Instructions for the task:
Extract the data exactly, missing nothing.

## begin

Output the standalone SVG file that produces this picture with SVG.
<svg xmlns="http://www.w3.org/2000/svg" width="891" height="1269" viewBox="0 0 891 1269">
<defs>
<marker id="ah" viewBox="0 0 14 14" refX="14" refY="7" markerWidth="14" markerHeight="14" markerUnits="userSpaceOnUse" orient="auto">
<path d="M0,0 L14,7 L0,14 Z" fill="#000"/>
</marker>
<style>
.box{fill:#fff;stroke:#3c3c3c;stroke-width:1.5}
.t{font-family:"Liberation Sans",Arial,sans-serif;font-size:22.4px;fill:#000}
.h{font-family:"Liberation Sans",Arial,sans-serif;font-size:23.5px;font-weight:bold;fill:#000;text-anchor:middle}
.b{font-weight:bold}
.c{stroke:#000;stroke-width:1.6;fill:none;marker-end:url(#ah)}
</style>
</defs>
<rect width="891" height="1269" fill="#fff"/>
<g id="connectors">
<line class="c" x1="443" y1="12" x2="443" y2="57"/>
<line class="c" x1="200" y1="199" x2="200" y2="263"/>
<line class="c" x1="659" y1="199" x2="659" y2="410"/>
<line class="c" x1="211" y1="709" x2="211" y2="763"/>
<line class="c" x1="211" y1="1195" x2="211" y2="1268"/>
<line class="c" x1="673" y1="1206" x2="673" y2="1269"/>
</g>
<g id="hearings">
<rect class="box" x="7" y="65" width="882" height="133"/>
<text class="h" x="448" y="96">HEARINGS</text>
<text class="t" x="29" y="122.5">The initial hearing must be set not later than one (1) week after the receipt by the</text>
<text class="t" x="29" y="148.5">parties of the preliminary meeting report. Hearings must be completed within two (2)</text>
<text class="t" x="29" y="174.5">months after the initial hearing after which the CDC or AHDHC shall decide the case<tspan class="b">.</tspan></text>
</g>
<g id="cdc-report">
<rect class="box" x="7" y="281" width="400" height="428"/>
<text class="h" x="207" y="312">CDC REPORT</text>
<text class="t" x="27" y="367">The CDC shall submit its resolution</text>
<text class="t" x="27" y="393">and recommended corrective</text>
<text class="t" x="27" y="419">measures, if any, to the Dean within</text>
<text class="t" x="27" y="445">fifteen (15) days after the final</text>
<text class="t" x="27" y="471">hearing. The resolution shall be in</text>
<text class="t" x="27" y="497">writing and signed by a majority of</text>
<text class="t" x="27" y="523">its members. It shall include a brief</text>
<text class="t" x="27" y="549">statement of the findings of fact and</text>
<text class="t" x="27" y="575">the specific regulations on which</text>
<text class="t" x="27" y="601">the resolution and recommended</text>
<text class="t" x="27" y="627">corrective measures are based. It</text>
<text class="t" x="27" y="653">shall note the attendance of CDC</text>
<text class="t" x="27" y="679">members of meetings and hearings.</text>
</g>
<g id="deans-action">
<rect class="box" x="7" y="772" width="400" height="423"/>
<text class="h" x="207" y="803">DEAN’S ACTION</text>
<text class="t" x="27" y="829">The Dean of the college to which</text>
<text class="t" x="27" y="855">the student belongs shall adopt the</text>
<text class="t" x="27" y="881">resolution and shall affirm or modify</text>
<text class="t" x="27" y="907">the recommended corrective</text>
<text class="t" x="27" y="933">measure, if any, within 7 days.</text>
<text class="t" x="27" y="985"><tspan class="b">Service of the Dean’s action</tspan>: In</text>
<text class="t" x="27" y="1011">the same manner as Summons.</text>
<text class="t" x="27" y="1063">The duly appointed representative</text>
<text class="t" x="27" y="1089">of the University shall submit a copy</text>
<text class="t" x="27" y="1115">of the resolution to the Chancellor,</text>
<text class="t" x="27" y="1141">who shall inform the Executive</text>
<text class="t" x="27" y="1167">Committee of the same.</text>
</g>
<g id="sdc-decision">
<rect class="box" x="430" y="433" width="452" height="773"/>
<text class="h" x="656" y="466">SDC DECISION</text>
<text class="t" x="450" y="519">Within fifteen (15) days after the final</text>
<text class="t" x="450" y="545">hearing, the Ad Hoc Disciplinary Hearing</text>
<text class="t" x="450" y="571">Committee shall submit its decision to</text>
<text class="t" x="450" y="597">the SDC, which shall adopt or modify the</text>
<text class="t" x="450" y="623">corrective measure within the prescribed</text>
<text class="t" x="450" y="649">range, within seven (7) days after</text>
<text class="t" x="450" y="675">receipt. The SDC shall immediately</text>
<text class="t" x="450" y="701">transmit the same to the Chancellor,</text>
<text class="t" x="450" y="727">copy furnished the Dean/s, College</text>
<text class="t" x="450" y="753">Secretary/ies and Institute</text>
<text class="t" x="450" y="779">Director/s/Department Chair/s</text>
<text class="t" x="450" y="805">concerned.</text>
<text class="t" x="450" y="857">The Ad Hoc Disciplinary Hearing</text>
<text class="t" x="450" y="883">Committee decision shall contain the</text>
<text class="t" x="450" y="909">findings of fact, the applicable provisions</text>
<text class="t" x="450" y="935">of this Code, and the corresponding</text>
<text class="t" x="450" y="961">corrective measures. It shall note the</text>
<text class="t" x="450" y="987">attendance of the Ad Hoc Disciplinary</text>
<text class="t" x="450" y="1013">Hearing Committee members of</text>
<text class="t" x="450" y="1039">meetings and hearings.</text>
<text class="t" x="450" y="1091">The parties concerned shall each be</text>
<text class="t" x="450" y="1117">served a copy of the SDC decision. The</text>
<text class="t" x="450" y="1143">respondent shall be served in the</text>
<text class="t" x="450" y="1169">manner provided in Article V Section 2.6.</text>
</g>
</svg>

## end

Problem solution:
Output the standalone SVG file that produces this picture with SVG.
<svg xmlns="http://www.w3.org/2000/svg" width="891" height="1269" viewBox="0 0 891 1269">
<defs>
<marker id="ah" viewBox="0 0 14 14" refX="14" refY="7" markerWidth="14" markerHeight="14" markerUnits="userSpaceOnUse" orient="auto">
<path d="M0,0 L14,7 L0,14 Z" fill="#000"/>
</marker>
<style>
.box{fill:#fff;stroke:#3c3c3c;stroke-width:1.5}
.t{font-family:"Liberation Sans",Arial,sans-serif;font-size:22.4px;fill:#000}
.h{font-family:"Liberation Sans",Arial,sans-serif;font-size:23.5px;font-weight:bold;fill:#000;text-anchor:middle}
.b{font-weight:bold}
.c{stroke:#000;stroke-width:1.6;fill:none;marker-end:url(#ah)}
</style>
</defs>
<rect width="891" height="1269" fill="#fff"/>
<g id="connectors">
<line class="c" x1="443" y1="12" x2="443" y2="57"/>
<line class="c" x1="200" y1="199" x2="200" y2="263"/>
<line class="c" x1="659" y1="199" x2="659" y2="410"/>
<line class="c" x1="211" y1="709" x2="211" y2="763"/>
<line class="c" x1="211" y1="1195" x2="211" y2="1268"/>
<line class="c" x1="673" y1="1206" x2="673" y2="1269"/>
</g>
<g id="hearings">
<rect class="box" x="7" y="65" width="882" height="133"/>
<text class="h" x="448" y="96">HEARINGS</text>
<text class="t" x="29" y="122.5">The initial hearing must be set not later than one (1) week after the receipt by the</text>
<text class="t" x="29" y="148.5">parties of the preliminary meeting report. Hearings must be completed within two (2)</text>
<text class="t" x="29" y="174.5">months after the initial hearing after which the CDC or AHDHC shall decide the case<tspan class="b">.</tspan></text>
</g>
<g id="cdc-report">
<rect class="box" x="7" y="281" width="400" height="428"/>
<text class="h" x="207" y="312">CDC REPORT</text>
<text class="t" x="27" y="367">The CDC shall submit its resolution</text>
<text class="t" x="27" y="393">and recommended corrective</text>
<text class="t" x="27" y="419">measures, if any, to the Dean within</text>
<text class="t" x="27" y="445">fifteen (15) days after the final</text>
<text class="t" x="27" y="471">hearing. The resolution shall be in</text>
<text class="t" x="27" y="497">writing and signed by a majority of</text>
<text class="t" x="27" y="523">its members. It shall include a brief</text>
<text class="t" x="27" y="549">statement of the findings of fact and</text>
<text class="t" x="27" y="575">the specific regulations on which</text>
<text class="t" x="27" y="601">the resolution and recommended</text>
<text class="t" x="27" y="627">corrective measures are based. It</text>
<text class="t" x="27" y="653">shall note the attendance of CDC</text>
<text class="t" x="27" y="679">members of meetings and hearings.</text>
</g>
<g id="deans-action">
<rect class="box" x="7" y="772" width="400" height="423"/>
<text class="h" x="207" y="803">DEAN’S ACTION</text>
<text class="t" x="27" y="829">The Dean of the college to which</text>
<text class="t" x="27" y="855">the student belongs shall adopt the</text>
<text class="t" x="27" y="881">resolution and shall affirm or modify</text>
<text class="t" x="27" y="907">the recommended corrective</text>
<text class="t" x="27" y="933">measure, if any, within 7 days.</text>
<text class="t" x="27" y="985"><tspan class="b">Service of the Dean’s action</tspan>: In</text>
<text class="t" x="27" y="1011">the same manner as Summons.</text>
<text class="t" x="27" y="1063">The duly appointed representative</text>
<text class="t" x="27" y="1089">of the University shall submit a copy</text>
<text class="t" x="27" y="1115">of the resolution to the Chancellor,</text>
<text class="t" x="27" y="1141">who shall inform the Executive</text>
<text class="t" x="27" y="1167">Committee of the same.</text>
</g>
<g id="sdc-decision">
<rect class="box" x="430" y="433" width="452" height="773"/>
<text class="h" x="656" y="466">SDC DECISION</text>
<text class="t" x="450" y="519">Within fifteen (15) days after the final</text>
<text class="t" x="450" y="545">hearing, the Ad Hoc Disciplinary Hearing</text>
<text class="t" x="450" y="571">Committee shall submit its decision to</text>
<text class="t" x="450" y="597">the SDC, which shall adopt or modify the</text>
<text class="t" x="450" y="623">corrective measure within the prescribed</text>
<text class="t" x="450" y="649">range, within seven (7) days after</text>
<text class="t" x="450" y="675">receipt. The SDC shall immediately</text>
<text class="t" x="450" y="701">transmit the same to the Chancellor,</text>
<text class="t" x="450" y="727">copy furnished the Dean/s, College</text>
<text class="t" x="450" y="753">Secretary/ies and Institute</text>
<text class="t" x="450" y="779">Director/s/Department Chair/s</text>
<text class="t" x="450" y="805">concerned.</text>
<text class="t" x="450" y="857">The Ad Hoc Disciplinary Hearing</text>
<text class="t" x="450" y="883">Committee decision shall contain the</text>
<text class="t" x="450" y="909">findings of fact, the applicable provisions</text>
<text class="t" x="450" y="935">of this Code, and the corresponding</text>
<text class="t" x="450" y="961">corrective measures. It shall note the</text>
<text class="t" x="450" y="987">attendance of the Ad Hoc Disciplinary</text>
<text class="t" x="450" y="1013">Hearing Committee members of</text>
<text class="t" x="450" y="1039">meetings and hearings.</text>
<text class="t" x="450" y="1091">The parties concerned shall each be</text>
<text class="t" x="450" y="1117">served a copy of the SDC decision. The</text>
<text class="t" x="450" y="1143">respondent shall be served in the</text>
<text class="t" x="450" y="1169">manner provided in Article V Section 2.6.</text>
</g>
</svg>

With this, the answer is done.